> **What you will do**
Starting at the first line of the data, please print exactly those lines through the one that holds "const FLOW_TICKS = [0, 500, 1000, 1500, 2000, 2500];", omitting every picture.

> **Material provided**
──────────

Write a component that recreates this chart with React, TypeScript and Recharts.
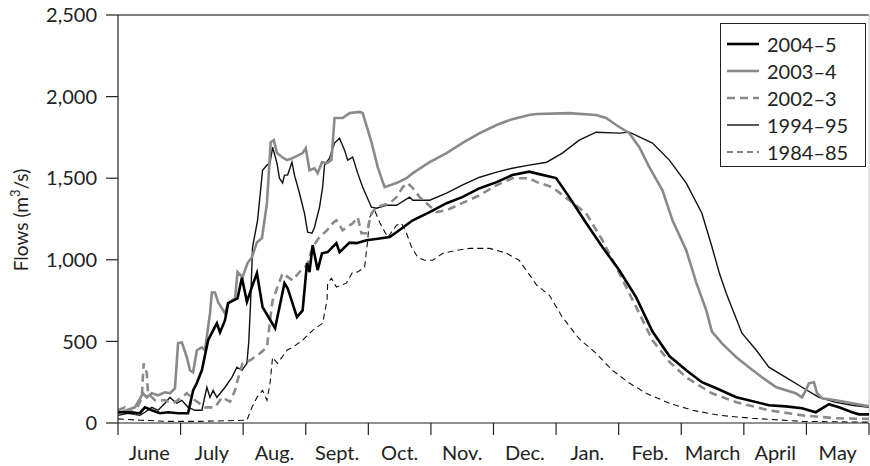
import React from "react";
import {
  LineChart,
  Line,
  XAxis,
  YAxis,
  ReferenceLine,
} from "recharts";

// x = months since 1 June (0..12), y = flow in m3/s
const MONTHS = ["June", "July", "Aug.", "Sept.", "Oct.", "Nov.", "Dec.", "Jan.", "Feb.", "March", "April", "May"];
const MONTH_TICKS = [0, 1, 2, 3, 4, 5, 6, 7, 8, 9, 10, 11, 12];
const FLOW_TICKS = [0, 500, 1000, 1500, 2000, 2500];

const flows2004_5 = [
  [0, 66], [0.16, 66], [0.35, 60], [0.43, 96], [0.54, 78], [0.67, 60], [0.8, 66], [0.96, 60],
  [1.12, 60], [1.2, 200], [1.26, 245], [1.34, 323], [1.44, 507], [1.52, 568], [1.58, 611], [1.63, 555],
  [1.71, 630], [1.76, 734], [1.91, 764], [1.98, 890], [2.06, 743], [2.15, 845], [2.22, 918], [2.31, 710],
  [2.51, 581], [2.66, 857], [2.71, 826], [2.86, 649], [2.95, 690], [3.02, 980], [3.06, 925], [3.11, 1090],
  [3.19, 937], [3.26, 1040], [3.35, 1047], [3.49, 1102], [3.54, 1047], [3.7, 1105], [3.81, 1102], [3.97, 1120],
  [4.18, 1130], [4.34, 1140], [4.45, 1169], [4.71, 1242], [4.98, 1292], [5.25, 1347], [5.5, 1384], [5.78, 1439],
  [6.05, 1476], [6.3, 1519], [6.57, 1540], [6.73, 1525], [7.0, 1501], [7.21, 1384], [7.48, 1225], [7.74, 1078],
  [8.01, 936], [8.28, 770], [8.54, 560], [8.81, 410], [9.08, 323], [9.33, 250], [9.56, 213], [9.88, 158],
  [10.4, 109], [10.67, 102], [10.93, 90], [11.15, 66], [11.36, 115], [11.52, 96], [11.73, 66], [11.84, 53], [12, 53],
];

const flows2003_4 = [
  [0, 60], [0.27, 96], [0.4, 182], [0.46, 157], [0.54, 182], [0.64, 170], [0.75, 188], [0.83, 182],
  [0.91, 212], [0.96, 490], [1.02, 494], [1.1, 403], [1.15, 323], [1.2, 311], [1.26, 446], [1.34, 464],
  [1.39, 446], [1.47, 672], [1.5, 800], [1.55, 800], [1.6, 740], [1.71, 672], [1.76, 734], [1.87, 764],
  [1.91, 925], [1.99, 893], [2.07, 980], [2.14, 1015], [2.22, 1108], [2.3, 1132], [2.38, 1347], [2.44, 1721],
  [2.49, 1733], [2.54, 1654], [2.62, 1630], [2.7, 1611], [2.79, 1623], [2.95, 1654], [3.0, 1684], [3.06, 1549],
  [3.14, 1561], [3.19, 1531], [3.26, 1598], [3.34, 1592], [3.41, 1611], [3.46, 1869], [3.59, 1869], [3.7, 1899],
  [3.86, 1906], [3.91, 1899], [4.05, 1721], [4.15, 1568], [4.26, 1445], [4.45, 1470], [4.61, 1500], [4.71, 1531],
  [4.98, 1598], [5.25, 1654], [5.5, 1715], [5.78, 1776], [6.05, 1826], [6.3, 1862], [6.57, 1887], [6.69, 1893],
  [7.21, 1899], [7.64, 1887], [7.8, 1869], [7.96, 1826], [8.17, 1776], [8.33, 1690], [8.49, 1568], [8.7, 1426],
  [8.86, 1242], [9.08, 1058], [9.24, 860], [9.4, 690], [9.49, 560], [9.61, 506], [9.65, 488], [9.88, 403],
  [10.08, 342], [10.29, 280], [10.52, 219], [10.83, 182], [10.93, 157], [10.99, 200], [11.04, 243], [11.12, 250],
  [11.17, 182], [11.25, 152], [11.47, 139], [11.73, 121], [12, 102],
];

const flows2002_3 = [
  [0, 78], [0.11, 96], [0.27, 60], [0.38, 157], [0.41, 366], [0.46, 305], [0.48, 182], [0.59, 139],
  [0.75, 139], [0.88, 121], [1.02, 157], [1.1, 182], [1.23, 139], [1.39, 96], [1.55, 96], [1.66, 157],
  [1.79, 130], [1.87, 200], [1.91, 261], [1.99, 366], [2.11, 384], [2.27, 427], [2.38, 464], [2.43, 630],
  [2.47, 751], [2.63, 917], [2.79, 874], [2.9, 925], [3.02, 967], [3.11, 1078], [3.22, 1140], [3.34, 1181],
  [3.43, 1224], [3.49, 1242], [3.59, 1181], [3.75, 1224], [3.83, 1261], [3.89, 1163], [3.97, 1163], [4.05, 1285],
  [4.13, 1322], [4.23, 1334], [4.34, 1347], [4.45, 1384], [4.55, 1445], [4.63, 1470], [4.71, 1439], [4.82, 1384],
  [4.93, 1347], [5.09, 1292], [5.25, 1304], [5.5, 1347], [5.78, 1396], [6.05, 1457], [6.3, 1500], [6.57, 1500],
  [6.69, 1476], [6.94, 1445], [7.21, 1365], [7.48, 1285], [7.74, 1120], [8.01, 917], [8.28, 710], [8.54, 507],
  [8.81, 375], [9.08, 280], [9.33, 219], [9.49, 182], [9.88, 127], [10.4, 78], [10.93, 47], [11.47, 29], [12, 25],
];

const flows1994_95 = [
  [0, 47], [0.16, 60], [0.35, 47], [0.43, 66], [0.54, 96], [0.64, 78], [0.75, 121], [0.83, 157],
  [0.88, 139], [0.94, 121], [1.02, 139], [1.12, 96], [1.23, 78], [1.34, 78], [1.42, 219], [1.47, 157],
  [1.52, 200], [1.58, 157], [1.71, 219], [1.82, 280], [1.9, 342], [1.98, 323], [2.06, 366], [2.09, 500],
  [2.12, 750], [2.15, 1078], [2.23, 1242], [2.31, 1549], [2.38, 1580], [2.43, 1592], [2.47, 1690], [2.54, 1592],
  [2.58, 1500], [2.63, 1470], [2.66, 1519], [2.71, 1519], [2.78, 1598], [2.82, 1519], [2.9, 1408], [2.98, 1285],
  [3.03, 1169], [3.1, 1163], [3.14, 1200], [3.22, 1322], [3.27, 1445], [3.3, 1580], [3.38, 1623], [3.46, 1715],
  [3.54, 1745], [3.62, 1672], [3.67, 1611], [3.75, 1629], [3.83, 1531], [3.91, 1445], [4.05, 1322], [4.13, 1316],
  [4.29, 1334], [4.45, 1334], [4.66, 1384], [4.71, 1365], [4.98, 1365], [5.25, 1408], [5.5, 1457], [5.78, 1506],
  [6.05, 1537], [6.3, 1561], [6.57, 1580], [6.85, 1598], [7.1, 1654], [7.37, 1733], [7.64, 1782], [8.01, 1776],
  [8.17, 1782], [8.54, 1715], [8.81, 1611], [9.08, 1470], [9.33, 1285], [9.49, 1080], [9.61, 917], [9.72, 794],
  [9.97, 550], [10.2, 446], [10.4, 342], [10.67, 280], [10.93, 219], [11.2, 157], [11.47, 126], [11.73, 109], [12, 96],
];

const flows1984_85 = [
  [0, 25], [0.35, 17], [0.78, 10], [1.31, 10], [2.06, 17], [2.14, 96], [2.22, 157], [2.31, 200],
  [2.38, 139], [2.43, 245], [2.47, 403], [2.55, 366], [2.7, 446], [2.79, 464], [2.95, 507], [3.11, 568],
  [3.27, 611], [3.34, 751], [3.35, 857], [3.41, 887], [3.49, 833], [3.65, 857], [3.75, 925], [3.83, 925],
  [3.94, 955], [3.99, 1120], [4.02, 1261], [4.1, 1304], [4.18, 1230], [4.31, 1138], [4.45, 1212], [4.53, 1224],
  [4.61, 1163], [4.69, 1078], [4.79, 1015], [4.9, 997], [5.03, 997], [5.19, 1040], [5.41, 1058], [5.62, 1070],
  [5.94, 1070], [6.21, 1040], [6.41, 997], [6.69, 845], [6.89, 784], [7.1, 649], [7.37, 515], [7.64, 427],
  [7.9, 323], [8.17, 245], [8.44, 182], [8.81, 121], [9.18, 78], [9.61, 47], [10.13, 29], [10.93, 10], [12, 5],
];

const toRows = (pairs: number[][]) => pairs.map(([m, v]) => ({ m, v }));

const SERIES = [
  { name: "2004\u20135", data: toRows(flows2004_5), color: "#000", width: 2.6, dash: undefined },
  { name: "2003\u20134", data: toRows(flows2003_4), color: "#8a8a8a", width: 2.6, dash: undefined },
  { name: "2002\u20133", data: toRows(flows2002_3), color: "#8a8a8a", width: 2.6, dash: "8 5" },
  { name: "1994\u201395", data: toRows(flows1994_95), color: "#111", width: 1.4, dash: undefined },
  { name: "1984\u201385", data: toRows(flows1984_85), color: "#111", width: 1.1, dash: "6 4" },
];

const W = 870;
const H = 466;
const LEFT = 118;
const FONT = "Lato, 'Open Sans', sans-serif";
const textColor = "#222";

function MonthTick(props: any) {
  const { x, y, payload } = props;
  if (payload.value >= 12) return null;
  const half = (W - LEFT) / 24;
  return (
    <text x={x + half} y={y} dy={19} textAnchor="middle" fontSize={20} fill={textColor} fontFamily={FONT}>
      {MONTHS[payload.value]}
    </text>
  );
}

function Legend() {
  return (
    <div
      style={{
        position: "absolute",
        left: 720,
        top: 23,
        width: 146,
        height: 144,
        border: "1px solid #222",
        background: "#fff",
        fontFamily: FONT,
        fontSize: 20,
        color: textColor,
        paddingTop: 6,
        boxSizing: "border-box",
      }}
    >
      {SERIES.map((s) => (
        <div key={s.name} style={{ display: "flex", alignItems: "center", height: 27 }}>
          <svg width={46} height={10}>
            <line
              x1={6}
              x2={38}
              y1={5}
              y2={5}
              stroke={s.color}
              strokeWidth={s.width}
              strokeDasharray={s.dash}
            />
          </svg>
          <span>{s.name}</span>
        </div>
      ))}
    </div>
  );
}

export default function App() {
  return (
    <div style={{ position: "absolute", left: 0, top: 0, width: W, height: H, background: "#fff" }}>
      <LineChart width={W} height={H} margin={{ top: 15, right: 1, bottom: 0, left: 0 }}>
        <XAxis
          dataKey="m"
          type="number"
          domain={[0, 12]}
          ticks={MONTH_TICKS}
          height={43}
          tickSize={12}
          tickMargin={6}
          tick={<MonthTick />}
          axisLine={{ stroke: "#222", strokeWidth: 1.2 }}
          tickLine={{ stroke: "#222", strokeWidth: 1.2 }}
          allowDuplicatedCategory={false}
        />
        <YAxis
          type="number"
          domain={[0, 2500]}
          ticks={FLOW_TICKS}
          width={LEFT}
          tickSize={12}
          tickMargin={9}
          tickFormatter={(v: number) => v.toLocaleString("en-US")}
          tick={{ fill: textColor, fontSize: 20, fontFamily: FONT }}
          axisLine={{ stroke: "#222", strokeWidth: 1.2 }}
          tickLine={{ stroke: "#222", strokeWidth: 1.2 }}
          label={() => (
            <text
              transform={`translate(28, 220) rotate(-90)`}
              textAnchor="middle"
              fontSize={19}
              fill={textColor}
              fontFamily={FONT}
            >
              Flows (m<tspan dy={-8} fontSize={13}>3</tspan>
              <tspan dy={8}>/s)</tspan>
            </text>
          )}
        />
        <ReferenceLine y={2500} stroke="#555" strokeWidth={1.5} />
        <ReferenceLine x={12} stroke="#c8c8c8" strokeWidth={1} />
        {SERIES.slice()
          .reverse()
          .map((s) => (
            <Line
              key={s.name}
              data={s.data}
              dataKey="v"
              name={s.name}
              type="linear"
              stroke={s.color}
              strokeWidth={s.width}
              strokeDasharray={s.dash}
              dot={false}
              activeDot={false}
              isAnimationActive={false}
            />
          ))}
      </LineChart>
      <Legend />
    </div>
  );
}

──────────

> **Solved exercise**
Write a component that recreates this chart with React, TypeScript and Recharts.
import React from "react";
import {
  LineChart,
  Line,
  XAxis,
  YAxis,
  ReferenceLine,
} from "recharts";

// x = months since 1 June (0..12), y = flow in m3/s
const MONTHS = ["June", "July", "Aug.", "Sept.", "Oct.", "Nov.", "Dec.", "Jan.", "Feb.", "March", "April", "May"];
const MONTH_TICKS = [0, 1, 2, 3, 4, 5, 6, 7, 8, 9, 10, 11, 12];
const FLOW_TICKS = [0, 500, 1000, 1500, 2000, 2500];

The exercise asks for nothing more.